Quindi la poltrona diventa un simbolo di proprietà: quello è un oggetto suo, poteva essere anche la bottiglia della birra.
“Ma si. Potrebbe essere anche un riferimento vago a un Re Lear ma poi diventa anche generica la cosa. Penso che ci sia da parte di Pinter anche un’ intenzione, una volontà di appassionare un pubblico a una storia con tutti gli ingredienti che di solito la storia gialla ha: quella della suspense, dell’ attesa di avvenimenti che incombono e quindi la poltrona fa parte del modo di raccontare questa storia. Non credo che il simbolo prevalga su quella che è la quotidianità della rappresentazione, ecco”.
In una nota critica riportata sul programma di sala viene detto che il ritorno a casa, inteso come evento che si declina nel tragico o quantomeno nel drammatico, è abbastanza una costante nel teatro: pensiamo alle tragedie greche. Effettivamente quando arriva qualcuno in un testo, che sia teatrale o cinematografico o televisivo, è quasi sempre per creare scompiglio nella vicenda. Per cui, pur essendo un teatro nuovo e moderno, segue degli archetipi.
“Eh beh certo, l’origine di un drammaturgo sprofonda le sue radici nel teatro dei greci e nei teatri più antichi; è chiaro che ogni volta si rilegge alla luce della modernità”.
Lei da giovane ha lavorato a teatro con Zeffirelli, ha fatto Mercuzio nel Romeo e Giulietta di Shakespeare. Zeffirelli è scuramente molto diverso da Stein, così come sono diversi Shakespeare e Pinter. Il punto in comune è però che trattano di personaggi verosimili e di umanità.
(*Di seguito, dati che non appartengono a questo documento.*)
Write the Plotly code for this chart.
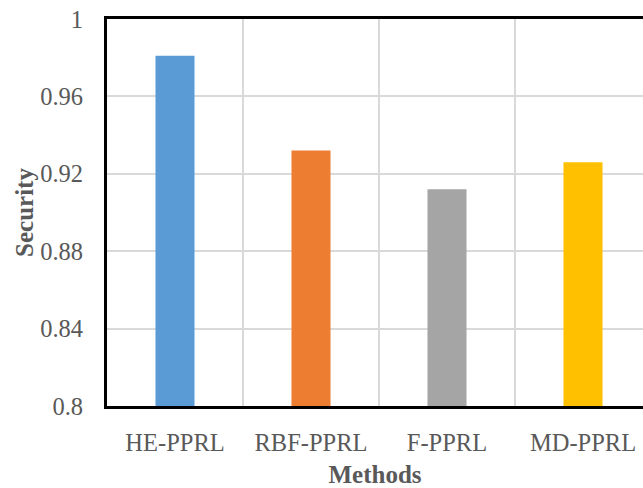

In mezzo a questi opposti che cosa troviamo secondo lei?
“Beh sa io ho fatto Romeo e Giulietta negli anni ‘60 e il mio incontro con Stein è avvenuto negli anni ’90, praticamente 40 anni dopo e in 40 anni ne succedono molte, anche il teatro cambia continuamente, evolve, si consuma nel giro di poco tempo, si deve rinnovare continuamente. Son sicuro che se oggi Zeffirelli facesse il Romeo e Giulietta lo rifarebbe in tutt’altro modo perché il teatro ha bisogno di un ricambio continuo proprio perché è una materia estremamente fragile, deperibile. Io mi sono trovato bene con Zeffirelli, che fra l’altro proponeva a un ragazzo di 22-23 anni un personaggio che di solito era proposto ad attori 45enni: Mercuzio non era distribuito a degli attori giovani o giovanissimi, invece lui ha avuto l’intuizione di dare un ruolo come quello di Mercuzio a un coetaneo di Romeo e ha creato un momento abbastanza nuovo per l’epoca. Stein ha fatto anche moltissima lirica e lì l’immagine è fondamentale lui lavora in maniera molto assidua con gli scenografi e i costumisti, i quali assistono a tutte le prove che lui fa con gli attori e sono alla costante ricerca fino a quando non si arriva, alla fine delle prove, a una formalizzazione visiva di quello che avviene sul palcoscenico. Ci arrivano per progressione, insieme, lavorando. Nel Tito Andronico di Shakespeare, che è il primo che ho fatto con Stein, ho visto che lui è alla ricerca, un work in progress continuo: scenografia molto semplice ma molto studiata ed elaborata proprio perché non prefabbrica mai, Stein, la scatola scenica in cui si svolge, la trova e la scopre man mano che approfondisce il rapporto con gli attori e coi cantanti e quindi c’è un’attenzione all’immagine estrema”.
L’immagine di Zeffirelli è molto ricca.
“Mah sa, Zeffirelli viene da Visconti, quindi il suo riferimento è quello. Visconti era un grande regista con una ricchezza visiva di particolari che oggi noi ce la sogniamo, ce l’avessimo un altro Visconti oggi. Però Visconti è stato fermato da Pinter, nel senso che lui ha preso una pièce che si chiamava “Old times”, l’ha messa in scena al Teatro Argentina a Roma e l’ha voluta mettere su un ring, cosa che non era assolutamente prevista o voluta dalle descrizioni scenografiche di Pinter. C’era Orsini, la Asti; quando Pinter l’ha vista ha levato i diritti a Visconti perché secondo lui aveva completamente stravolto il senso della pièce, che ha 3 personaggi. In realtà tutte le pièce si potrebbero mettere su un ring, fatto sta che quando Pinter vide lo spettacolo, venendo da Londra, lo fermò e venne tolto di scena”.